Sorry, said IT. No can do. Not wishing to burden their budget, I offered to pay ten times that amount out of my own pocket. Ah, if only. The trouble wasn't that our corporate disks were full, it was that Exchange maxes out at 16GB. You can't just go slapping in a bigger hard disk, you know. If you want to double your per-seat cost, then the Enterprise edition of Exchange could be yours — did I fancy funding a couple of hundred quid instead and extracting the same from across the company?

At first, I didn't believe them. This is 2005, where Gmail — it threads! It searches! It works! — gives away 2GB to individuals just for the price of a URL. Is Microsoft seriously contending that their multi-thousand pound email system can manage a mere eight times that amount of data?

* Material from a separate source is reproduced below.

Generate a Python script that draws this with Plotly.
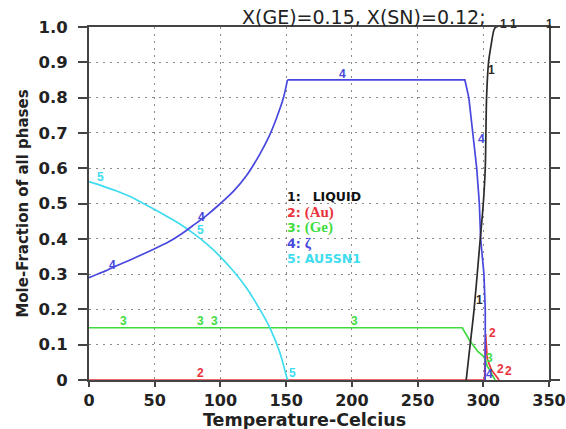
import plotly.graph_objects as go

# Phase fractions vs temperature (Au-Ge-Sn, X(GE)=0.15, X(SN)=0.12)
liquid_t = [287, 290, 293, 297, 300, 301.5, 302, 302.5, 304, 306, 308, 309.5, 311]
liquid_f = [0.0, 0.10, 0.20, 0.37, 0.50, 0.60, 0.70, 0.80, 0.90, 0.95, 0.99, 1.0, 1.0]

au_t = [0, 301, 301.8, 303, 306, 312]
au_f = [0.0, 0.0, 0.13, 0.06, 0.03, 0.0]

ge_t = [0, 284, 290, 296, 300.5, 303, 306, 309]
ge_f = [0.148, 0.148, 0.11, 0.08, 0.066, 0.04, 0.02, 0.0]

# zeta: rising branch, then plateau and the drop near the liquidus
zeta_rise_t = [0, 10, 20, 30, 40, 50, 60, 70, 80, 90, 100, 110, 120, 130, 137, 143, 148, 151]
zeta_rise_f = [0.29, 0.305, 0.322, 0.338, 0.355, 0.372, 0.39, 0.413, 0.44, 0.468, 0.50, 0.535,
               0.58, 0.64, 0.69, 0.745, 0.80, 0.85]
zeta_high_t = [151, 286, 289, 292, 295, 297, 298, 300.5, 301.5, 301.5]
zeta_high_f = [0.85, 0.85, 0.80, 0.70, 0.60, 0.50, 0.40, 0.30, 0.20, 0.0]

au5sn1_t = [0, 10, 20, 30, 40, 50, 60, 70, 80, 90, 100, 110, 120, 130, 138, 145, 151]
au5sn1_f = [0.562, 0.55, 0.537, 0.522, 0.503, 0.483, 0.462, 0.44, 0.414, 0.384, 0.349, 0.308,
            0.26, 0.20, 0.145, 0.08, 0.0]

x_ticks = [0, 50, 100, 150, 200, 250, 300, 350]
y_ticks = [0, 0.1, 0.2, 0.3, 0.4, 0.5, 0.6, 0.7, 0.8, 0.9, 1.0]
y_ticktext = ["0", "0.1", "0.2", "0.3", "0.4", "0.5", "0.6", "0.7", "0.8", "0.9", "1.0"]

# Curve tags: (phase number, temperature, fraction)
curve_tags = [
    ("5", 9, 0.575), ("4", 18, 0.326), ("4", 85.5, 0.463), ("5", 84.5, 0.425),
    ("4", 193, 0.866), ("3", 26.5, 0.166), ("3", 84.5, 0.166), ("3", 95.5, 0.166),
    ("3", 202, 0.166), ("2", 84.5, 0.02), ("5", 155, 0.02), ("1", 297, 0.227),
    ("1", 306, 0.878), ("4", 299, 0.682), ("2", 307, 0.133), ("3", 304.5, 0.062),
    ("4", 305, 0.016), ("2", 313, 0.032), ("2", 319.5, 0.026),
    ("1", 315, 1.035), ("1", 323, 1.035), ("1", 350, 1.035),
]

legend_entries = [
    ("1:", "LIQUID"), ("2:", "(Au)"), ("3:", "(Ge)"), ("4:", "ζ"), ("5:", "AU5SN1"),
]

colors = {"1": "#2b2b2b", "2": "#e8323c", "3": "#3fdc3f", "4": "#4848de", "5": "#3fdcef"}
SANS = "Liberation Sans, Arial, sans-serif"
WIDE = "DejaVu Sans, Verdana, sans-serif"
SERIF = "Liberation Serif, Times New Roman, serif"

fig = go.Figure()
series = [
    ("2", au_t, au_f, "linear"), ("3", ge_t, ge_f, "linear"),
    ("5", au5sn1_t, au5sn1_f, "spline"), ("4", zeta_rise_t, zeta_rise_f, "spline"),
    ("4", zeta_high_t, zeta_high_f, "linear"), ("1", liquid_t, liquid_f, "spline"),
]
for key, t, f, shape in series:
    fig.add_trace(go.Scatter(x=t, y=f, mode="lines",
                             line=dict(color=colors[key], width=1.7, shape=shape, smoothing=0.8),
                             showlegend=False, hoverinfo="skip", cliponaxis=False))

for tag, t, f in curve_tags:
    yref = "y domain" if f > 1.0 else "y"
    fig.add_annotation(x=t, y=f, xref="x", yref=yref, text=f"<b>{tag}</b>", showarrow=False,
                       font=dict(family=SANS, size=12, color=colors[tag]))

# Phase key
for i, (num, name) in enumerate(legend_entries):
    key = num[0]
    fam = SERIF if name in ("(Au)", "(Ge)", "ζ") else WIDE
    size = 15 if fam == SERIF else 12.5
    gap = "&nbsp;&nbsp;&nbsp;" if key == "1" else "&nbsp;"
    fig.add_annotation(
        xref="x", yref="y", x=149, y=0.519 - i * 0.044, xanchor="left", showarrow=False,
        text=(f"<span style='font-family:{WIDE}'><b>{num}</b></span>{gap}"
              f"<span style='font-family:{fam};font-size:{size}px'><b>{name}</b></span>"),
        font=dict(family=WIDE, size=12.5, color=colors[key] if key != "1" else "#111"),
    )

fig.add_annotation(xref="paper", yref="paper", x=0.598, y=1.0, yanchor="bottom", yshift=-3,
                   text="X(GE)=0.15, X(SN)=0.12;", showarrow=False,
                   font=dict(family=WIDE, size=19, color="#222"))
fig.add_annotation(xref="paper", yref="paper", x=0.469, y=0, yanchor="top", yshift=-28,
                   text="<b>Temperature-Celcius</b>", showarrow=False,
                   font=dict(family=WIDE, size=17.5, color="#222"))

axis_common = dict(
    showline=True, linecolor="#444", linewidth=2, ticks="outside", tickwidth=2,
    tickcolor="#444", showgrid=True, gridcolor="#8a8a8a", gridwidth=1, griddash="2px,5px",
    zeroline=False, automargin=False, ticklabeloverflow="allow",
)
fig.update_xaxes(range=[0, 350], tickvals=x_ticks, ticktext=[f"<b>{v}</b>" for v in x_ticks],
                 mirror=True, ticklen=5, ticklabelstandoff=0,
                 tickfont=dict(family=WIDE, size=16, color="#222"), **axis_common)
fig.update_yaxes(range=[0, 1.0], tickvals=y_ticks, ticktext=[f"<b>{s}</b>" for s in y_ticktext],
                 mirror="ticks", ticklen=9, ticklabelstandoff=7,
                 tickfont=dict(family=WIDE, size=16.5, color="#222"),
                 title=dict(text="<b>Mole-Fraction of all phases</b>", standoff=6,
                            font=dict(family=WIDE, size=15, color="#222")),
                 **axis_common)

fig.update_layout(
    width=566, height=429, margin=dict(l=89, r=17, t=27, b=49),
    paper_bgcolor="white", plot_bgcolor="white",
)
fig.write_html("out.html")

Yes indeed. Moreover that 16GB limit has been in place unchanged since 1999, for six years of exponential growth in storage capacity and communications bandwidth. Presumably, Microsoft has been watching with glee as company after company runs out of room and comes looking for a sensible upgrade path, only to be hit with the next step: 16TB capacity at a terabyte cost.

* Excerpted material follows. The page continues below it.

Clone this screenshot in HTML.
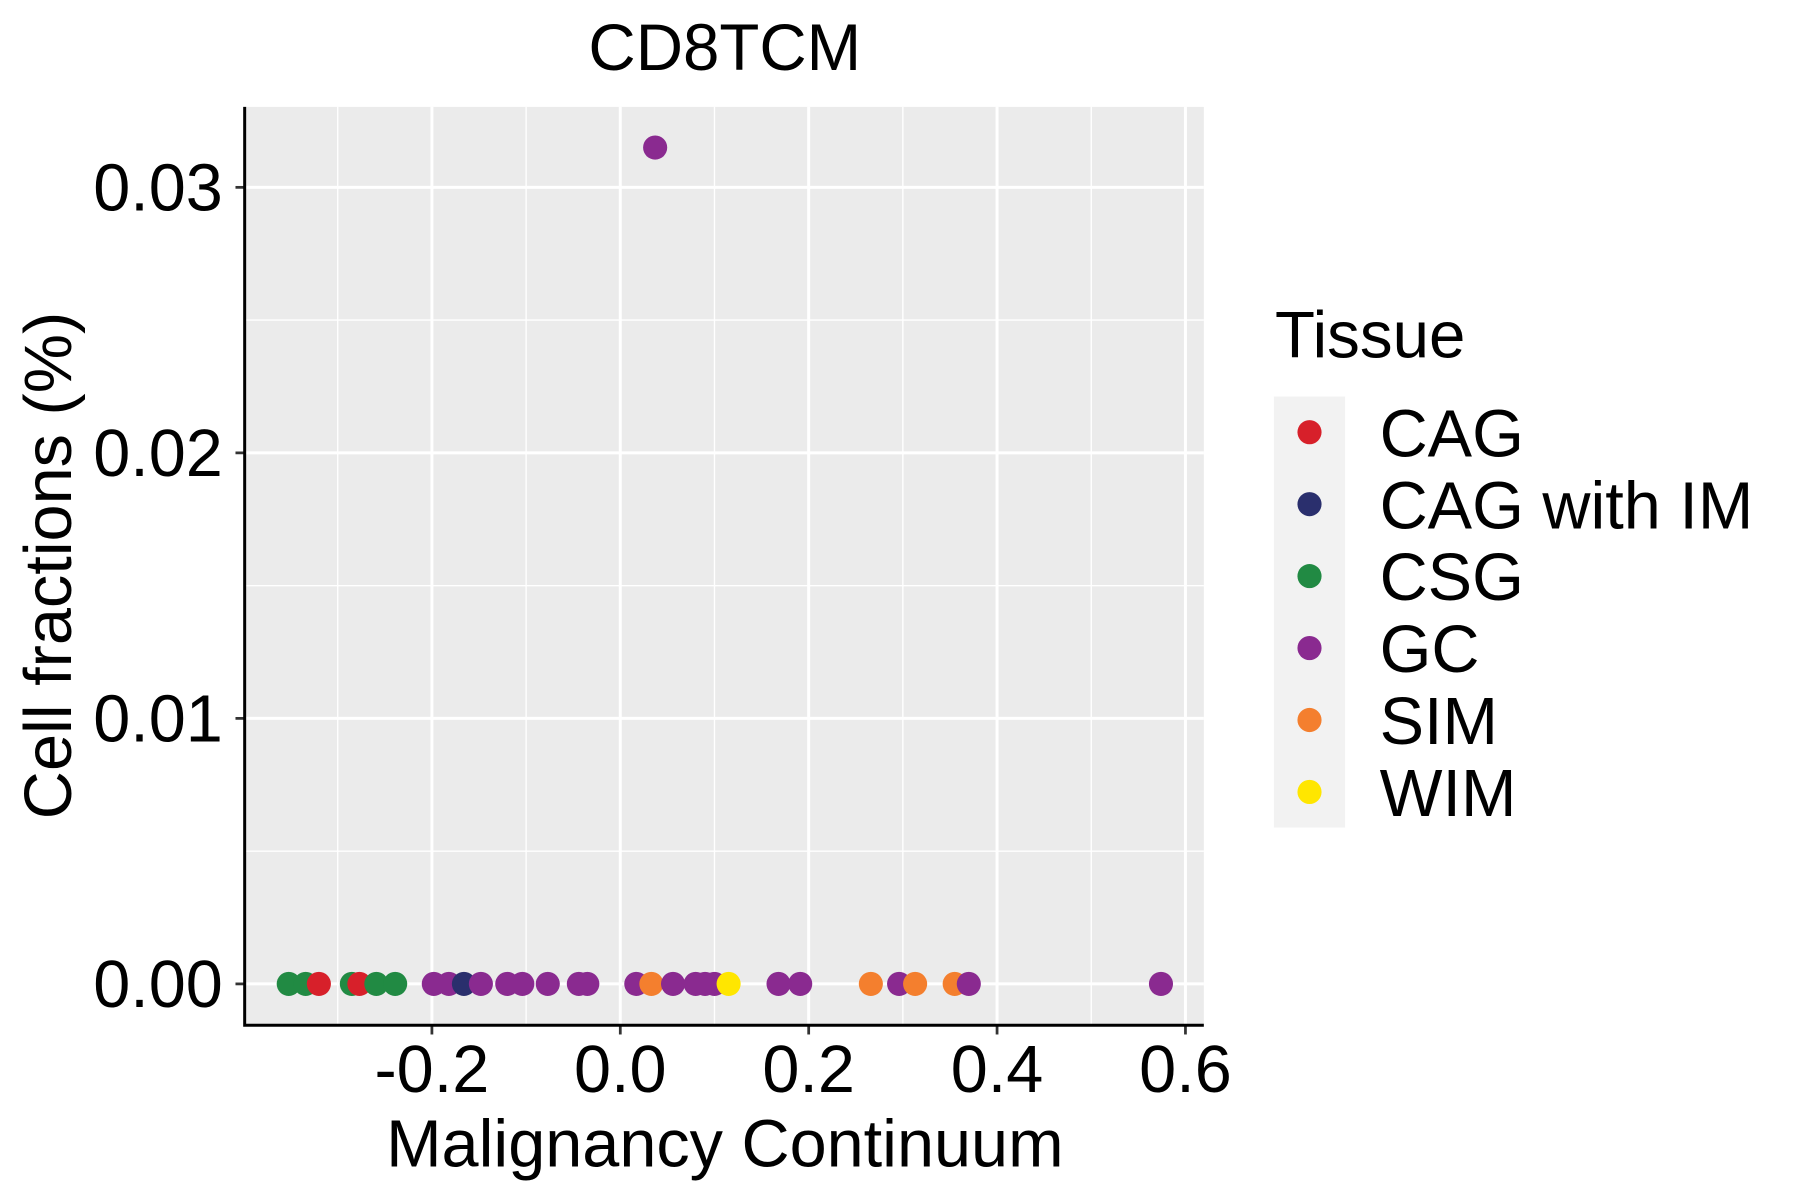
<!DOCTYPE html>
<html><head><meta charset="utf-8"><style>
html,body{margin:0;padding:0;background:#fff;}
svg{display:block;font-family:"Liberation Sans",Arial,sans-serif;}
</style></head><body>
<svg id="chart" width="1800" height="1200" viewBox="0 0 1567 1044" preserveAspectRatio="none" xmlns="http://www.w3.org/2000/svg">
<rect x="0" y="0" width="1567" height="1044" fill="#fff"/>
<rect x="213" y="93" width="835" height="799" fill="#ebebeb"/>
<g id="grid"></g>
<g id="points"></g>
<g id="axes"></g>
<text x="631" y="61" font-size="57" text-anchor="middle">CD8TCM</text>
<text x="631" y="1015" font-size="58" text-anchor="middle">Malignancy Continuum</text>
<text transform="translate(62,492) rotate(-90)" font-size="58" text-anchor="middle">Cell fractions (%)</text>
<g id="legend">
<text x="1110" y="311" font-size="57">Tissue</text>
<rect x="1109" y="345" width="62" height="375" fill="#f2f2f2"/>
</g>
</svg>
<script>
const categories = ["CAG","CAG with IM","CSG","GC","SIM","WIM"];
const colors = ["#d7202a","#2a2f6d","#218a43","#8a2a90","#f47f2e","#ffe600"];
const xValues = [-0.352,-0.334,-0.320,-0.285,-0.277,-0.259,-0.239,-0.198,-0.182,-0.166,-0.148,-0.120,-0.104,-0.077,-0.044,-0.035,0.017,0.033,0.056,0.080,0.090,0.100,0.115,0.168,0.191,0.266,0.296,0.313,0.355,0.370,0.574,0.037];
const yValues = [0,0,0,0,0,0,0,0,0,0,0,0,0,0,0,0,0,0,0,0,0,0,0,0,0,0,0,0,0,0,0,0.0315];
const groups = ["CSG","CSG","CAG","CSG","CAG","CSG","CSG","GC","GC","CAG with IM","GC","GC","GC","GC","GC","GC","GC","SIM","GC","GC","GC","GC","WIM","GC","GC","SIM","GC","SIM","SIM","GC","GC","GC"];
const xTicks = [-0.2,0.0,0.2,0.4,0.6];
const xTickLabels = ["-0.2","0.0","0.2","0.4","0.6"];
const yTicks = [0,0.01,0.02,0.03];
const yTickLabels = ["0.00","0.01","0.02","0.03"];

const NS="http://www.w3.org/2000/svg";
const X = v => 540 + v*820;
const Y = v => 856 - v*23100;
const L=213,R=1048,T=93,B=892;
function mk(tag, attrs, parent){const e=document.createElementNS(NS,tag);for(const k in attrs)e.setAttribute(k,attrs[k]);parent.appendChild(e);return e;}
const grid=document.getElementById('grid'), pts=document.getElementById('points'), axes=document.getElementById('axes'), legend=document.getElementById('legend');
for(let i=0;i<=xTicks.length;i++){
  const m=(i<xTicks.length?xTicks[i]:xTicks[xTicks.length-1]+0.2)-0.1; const x=X(m);
  if(x>L&&x<R){const g=mk('line',{x1:x,x2:x,y1:T,y2:B,stroke:'#fff','stroke-width':1.2},grid);
  
  }
}
for(let i=0;i<yTicks.length;i++){
  const y=Y(yTicks[i]+0.005);
  if(y>T&&y<B){const g=mk('line',{x1:L,x2:R,y1:y,y2:y,stroke:'#fff','stroke-width':1.2},grid);
  
  }
}
xTicks.forEach((t,i)=>{
  const x=X(t);
  const g=mk('line',{x1:x,x2:x,y1:T,y2:B,stroke:'#fff','stroke-width':2.6},grid);
  
  
  mk('line',{x1:x,x2:x,y1:B,y2:B+8,stroke:'#333','stroke-width':2.4},axes);
  const tx=mk('text',{x:x,y:950,'font-size':58,'text-anchor':'middle'},axes);
  tx.textContent=xTickLabels[i];
  
  
});
yTicks.forEach((t,i)=>{
  const y=Y(t);
  const g=mk('line',{x1:L,x2:R,y1:y,y2:y,stroke:'#fff','stroke-width':2.6},grid);
  
  
  mk('line',{x1:L-8,x2:L,y1:y,y2:y,stroke:'#333','stroke-width':2.4},axes);
  const tx=mk('text',{x:194,y:y+20,'font-size':58,'text-anchor':'end'},axes);
  tx.textContent=yTickLabels[i];
  
  
});
const ax=mk('path',{d:`M${L},${T} L${L},${B} L${R},${B}`,fill:'none',stroke:'#000','stroke-width':2.6},axes);


xValues.forEach((v,i)=>{
  const c=mk('circle',{cx:X(v),cy:Y(yValues[i]),r:10.5,fill:colors[categories.indexOf(groups[i])]},pts);
  
  
});
categories.forEach((c,i)=>{
  const y=376+i*62.6;
  const d=mk('circle',{cx:1140,cy:y,r:10.5,fill:colors[i]},legend);
  
  
  const t=mk('text',{x:1201,y:y+21,'font-size':58},legend);
  t.textContent=c;
  
  
});
</script>
</body></html>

Just to encourage panic, fear and lack of sanity, when Exchange runs out of disk room it doesn't just ease off — it seizes solid. Won't run. You can't get in and fix the problem. You have to dig out a registry hack that temporarily increases the allowable size to 17GB — oho, so it's not a pointer width hard coded limit then — which allows the server to start up so you can desperately prune. Meanwhile, the howls of anguish sound loud in your ears.

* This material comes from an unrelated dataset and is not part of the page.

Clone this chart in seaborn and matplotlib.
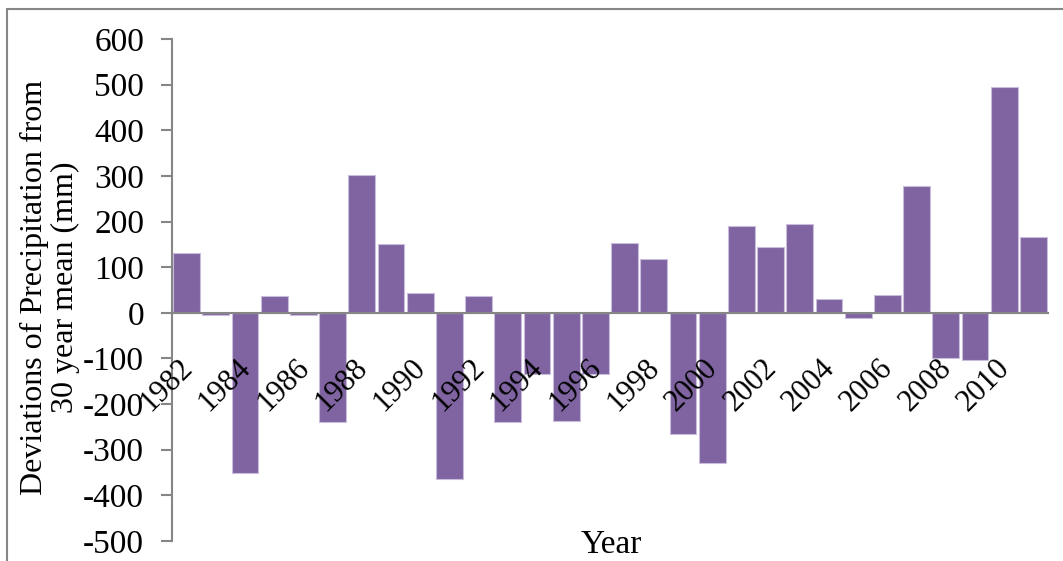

You may have been working in a place where email stops working. A more efficient way to extract cash out of desperate people is hard to imagine. But with your email gone, what do you do? Raise the cheque as fast as your trembling hands can fill out the purchase order, that's what.

To add insult to injury, Microsoft is always keen to sell the benefits of big data. You'll be able to store your entire life on your computer, it says — well, yes, as long as you don't use Exchange. Born yesterday? Have we got a product for you! And don't get me started on the 'advantages of 64-bit Windows' and Server 2003 addressing 32GB of memory — so your mail store can fit into memory twice over. Your software still won't run.

It is in situations like this, where Microsoft has its users most at its mercy, that the company's rhetoric comes into sharpest contrast with reality. Changing a corporate email system is enormously painful and disruptive, so the pain Microsoft can inflict without risking its revenue stream is concomitantly larger.

You might think that the ever increasing bang-per-buck of IT hardware means organic, managed growth is easy to achieve. Not if Redmond has its grip on your company's nervous system, it's not. Clearly, the message that we expect sane and reasonable licensing conditions has not got through. It must be time to delete some old ideas.